* _RECORDED INFORMATION_

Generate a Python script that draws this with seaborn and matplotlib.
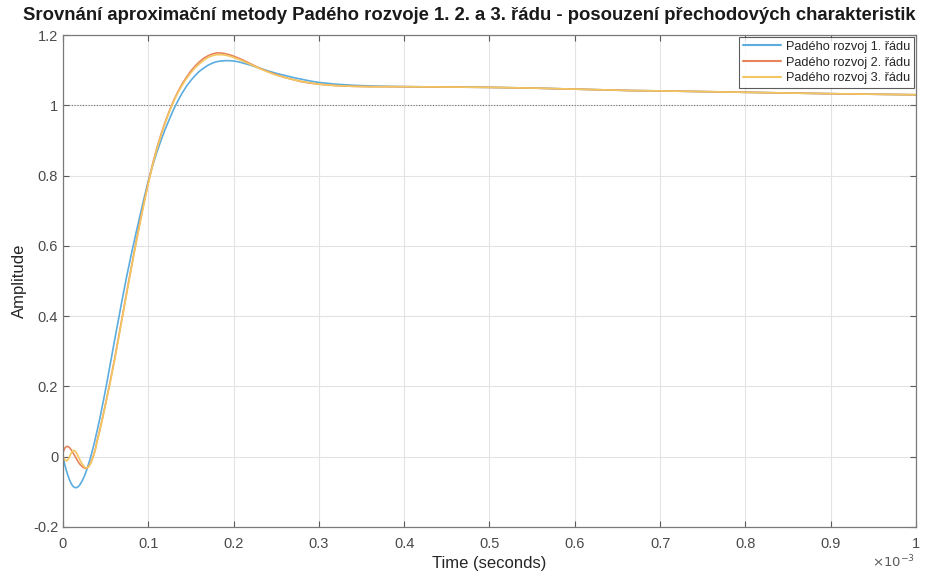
import numpy as np
import pandas as pd
import matplotlib
matplotlib.use("Agg")
import matplotlib.pyplot as plt
import seaborn as sns
from matplotlib.ticker import FuncFormatter

# ---- data (time in units of 1e-3 s) ----
t1 = [0.000, 0.002, 0.004, 0.006, 0.008, 0.010, 0.012, 0.014, 0.016, 0.018, 0.020,
      0.022, 0.025, 0.028, 0.031, 0.034, 0.037, 0.040, 0.043, 0.047, 0.051, 0.055,
      0.060, 0.065, 0.070, 0.075, 0.080, 0.085, 0.090, 0.095, 0.100, 0.105, 0.110,
      0.115, 0.120, 0.125, 0.130, 0.135, 0.140, 0.145, 0.150, 0.155, 0.160, 0.165,
      0.170, 0.175, 0.180, 0.185, 0.190, 0.195, 0.200, 0.205, 0.210, 0.220, 0.230,
      0.240, 0.250, 0.260, 0.270, 0.280, 0.290, 0.300, 0.320, 0.340, 0.360, 0.380,
      0.400, 0.450, 0.500, 0.550, 0.600, 0.665, 0.700, 0.800, 0.900, 1.000]
y1 = [0.000, -0.022, -0.040, -0.055, -0.068, -0.078, -0.085, -0.088, -0.088, -0.085, -0.079,
      -0.071, -0.056, -0.036, -0.013, 0.013, 0.042, 0.074, 0.107, 0.155, 0.205, 0.258,
      0.325, 0.390, 0.455, 0.517, 0.575, 0.630, 0.683, 0.735, 0.785, 0.828, 0.866,
      0.901, 0.933, 0.962, 0.990, 1.014, 1.036, 1.055, 1.071, 1.085, 1.097, 1.106,
      1.114, 1.120, 1.124, 1.126, 1.127, 1.127, 1.126, 1.124, 1.121, 1.114, 1.106,
      1.098, 1.091, 1.085, 1.079, 1.074, 1.069, 1.065, 1.060, 1.057, 1.055, 1.054,
      1.053, 1.052, 1.051, 1.049, 1.046, 1.042, 1.041, 1.037, 1.033, 1.030]

t2 = [0.000, 0.002, 0.004, 0.006, 0.008, 0.010, 0.012, 0.014, 0.016, 0.018, 0.020,
      0.022, 0.024, 0.026, 0.028, 0.030, 0.032, 0.034, 0.036, 0.038, 0.040, 0.043,
      0.046, 0.050, 0.055, 0.060, 0.065, 0.070, 0.075, 0.080, 0.085, 0.090, 0.095,
      0.100, 0.105, 0.110, 0.115, 0.120, 0.125, 0.130, 0.135, 0.140, 0.145, 0.150,
      0.155, 0.160, 0.165, 0.170, 0.175, 0.180, 0.185, 0.190, 0.195, 0.200, 0.210,
      0.220, 0.230, 0.240, 0.250, 0.260, 0.270, 0.280, 0.290, 0.300, 0.320, 0.340,
      0.360, 0.380, 0.400, 0.450, 0.500, 0.550, 0.600, 0.665, 0.700, 0.800, 0.900, 1.000]
y2 = [0.012, 0.024, 0.029, 0.029, 0.025, 0.018, 0.010, 0.002, -0.007, -0.015, -0.022,
      -0.027, -0.031, -0.033, -0.032, -0.028, -0.020, -0.009, 0.005, 0.022, 0.045, 0.075,
      0.107, 0.152, 0.210, 0.272, 0.338, 0.405, 0.472, 0.538, 0.602, 0.664, 0.724,
      0.780, 0.832, 0.878, 0.918, 0.954, 0.986, 1.015, 1.040, 1.062, 1.081, 1.098,
      1.112, 1.124, 1.134, 1.141, 1.146, 1.149, 1.149, 1.147, 1.144, 1.140, 1.130,
      1.118, 1.106, 1.096, 1.087, 1.079, 1.073, 1.067, 1.063, 1.060, 1.056, 1.054,
      1.053, 1.053, 1.053, 1.052, 1.051, 1.049, 1.046, 1.042, 1.041, 1.037, 1.033, 1.030]

t3 = [0.000, 0.002, 0.004, 0.006, 0.008, 0.010, 0.012, 0.014, 0.016, 0.018, 0.020,
      0.022, 0.024, 0.026, 0.028, 0.030, 0.032, 0.034, 0.036, 0.038, 0.040, 0.043,
      0.046, 0.050, 0.055, 0.060, 0.065, 0.070, 0.075, 0.080, 0.085, 0.090, 0.095,
      0.100, 0.105, 0.110, 0.115, 0.120, 0.125, 0.130, 0.135, 0.140, 0.145, 0.150,
      0.155, 0.160, 0.165, 0.170, 0.175, 0.180, 0.185, 0.190, 0.195, 0.200, 0.210,
      0.220, 0.230, 0.240, 0.250, 0.260, 0.270, 0.280, 0.290, 0.300, 0.320, 0.340,
      0.360, 0.380, 0.400, 0.450, 0.500, 0.550, 0.600, 0.665, 0.700, 0.800, 0.900, 1.000]
y3 = [0.000, -0.008, -0.012, -0.008, 0.002, 0.012, 0.018, 0.017, 0.010, 0.000, -0.010,
      -0.019, -0.026, -0.031, -0.032, -0.028, -0.021, -0.010, 0.004, 0.021, 0.043, 0.073,
      0.105, 0.150, 0.207, 0.269, 0.335, 0.402, 0.469, 0.535, 0.599, 0.661, 0.721,
      0.777, 0.829, 0.875, 0.915, 0.951, 0.983, 1.012, 1.037, 1.058, 1.077, 1.093,
      1.107, 1.118, 1.128, 1.136, 1.141, 1.144, 1.144, 1.143, 1.140, 1.136, 1.127,
      1.116, 1.105, 1.095, 1.086, 1.079, 1.073, 1.068, 1.064, 1.060, 1.056, 1.054,
      1.053, 1.053, 1.053, 1.052, 1.051, 1.049, 1.046, 1.042, 1.041, 1.037, 1.033, 1.030]

labels = ["Padého rozvoj 1. řádu", "Padého rozvoj 2. řádu", "Padého rozvoj 3. řádu"]
x_ticks = [0, 0.1, 0.2, 0.3, 0.4, 0.5, 0.6, 0.7, 0.8, 0.9, 1.0]
y_ticks = [-0.2, 0, 0.2, 0.4, 0.6, 0.8, 1.0, 1.2]

df = pd.concat([
    pd.DataFrame({"t": t1, "y": y1, "s": labels[0]}),
    pd.DataFrame({"t": t2, "y": y2, "s": labels[1]}),
    pd.DataFrame({"t": t3, "y": y3, "s": labels[2]}),
], ignore_index=True)

sns.set_style("white")
plt.rcParams["font.family"] = ["Liberation Sans", "DejaVu Sans"]
plt.rcParams["axes.unicode_minus"] = False

fig = plt.figure(figsize=(9.36, 5.74), dpi=100)
ax = fig.add_axes([0.0673, 0.0819, 0.9113, 0.8571])

palette = {labels[0]: "#5BACDF", labels[1]: "#E8845C", labels[2]: "#F2C660"}
sns.lineplot(data=df, x="t", y="y", hue="s", palette=palette, estimator=None,
             sort=False, linewidth=1.2, ax=ax)

ax.axhline(1.0, color="#777777", linestyle=(0, (1, 1.5)), linewidth=0.8, zorder=1)

ax.set_xlim(0, 1)
ax.set_ylim(-0.2, 1.2)
ax.set_xticks(x_ticks)
ax.set_yticks(y_ticks)
fmt = FuncFormatter(lambda v, p: "%g" % round(v, 3))
ax.xaxis.set_major_formatter(fmt)
ax.yaxis.set_major_formatter(fmt)
ax.grid(True, color="#E3E3E3", linewidth=0.8)
ax.set_axisbelow(True)
ax.tick_params(direction="in", length=4, width=0.8, colors="#5a5a5a",
               labelcolor="#4a4a4a", labelsize=10.5, top=True, right=True,
               bottom=True, left=True)
ax.tick_params(axis="x", pad=7)
for sp in ax.spines.values():
    sp.set_color("#7a7a7a")
    sp.set_linewidth(0.9)

ax.set_xlabel("Time (seconds)", fontsize=12, color="#262626", labelpad=4)
ax.set_ylabel("Amplitude", fontsize=12, color="#262626", labelpad=4)
fig.text(0.501, 0.988,
         "Srovnání aproximační metody Padého rozvoje 1. 2. a 3. řádu - posouzení přechodových charakteristik",
         ha="center", va="top", fontsize=13.3, fontweight="bold", color="#1a1a1a")

fig.text(0.978, 0.006, r"$\times10^{-3}$", ha="right", va="bottom",
         fontsize=9.5, color="#5a5a5a")

leg = ax.legend(loc="upper right", fontsize=9.2, frameon=True, fancybox=False,
                borderaxespad=0.15, handlelength=3.0, handletextpad=0.4,
                labelspacing=0.3, borderpad=0.3)
leg.get_frame().set_edgecolor("#333333")
leg.get_frame().set_linewidth(0.8)
for line in leg.get_lines():
    line.set_linewidth(1.5)

fig.savefig("out.png", dpi=100)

* _TASK PROMPT_
Restate each line from the start of the listing through the line bearing "from matplotlib.ticker import FuncFormatter" word for word. Drop the pictures.

* _FINAL RESULT_
Generate a Python script that draws this with seaborn and matplotlib.
import numpy as np
import pandas as pd
import matplotlib
matplotlib.use("Agg")
import matplotlib.pyplot as plt
import seaborn as sns
from matplotlib.ticker import FuncFormatter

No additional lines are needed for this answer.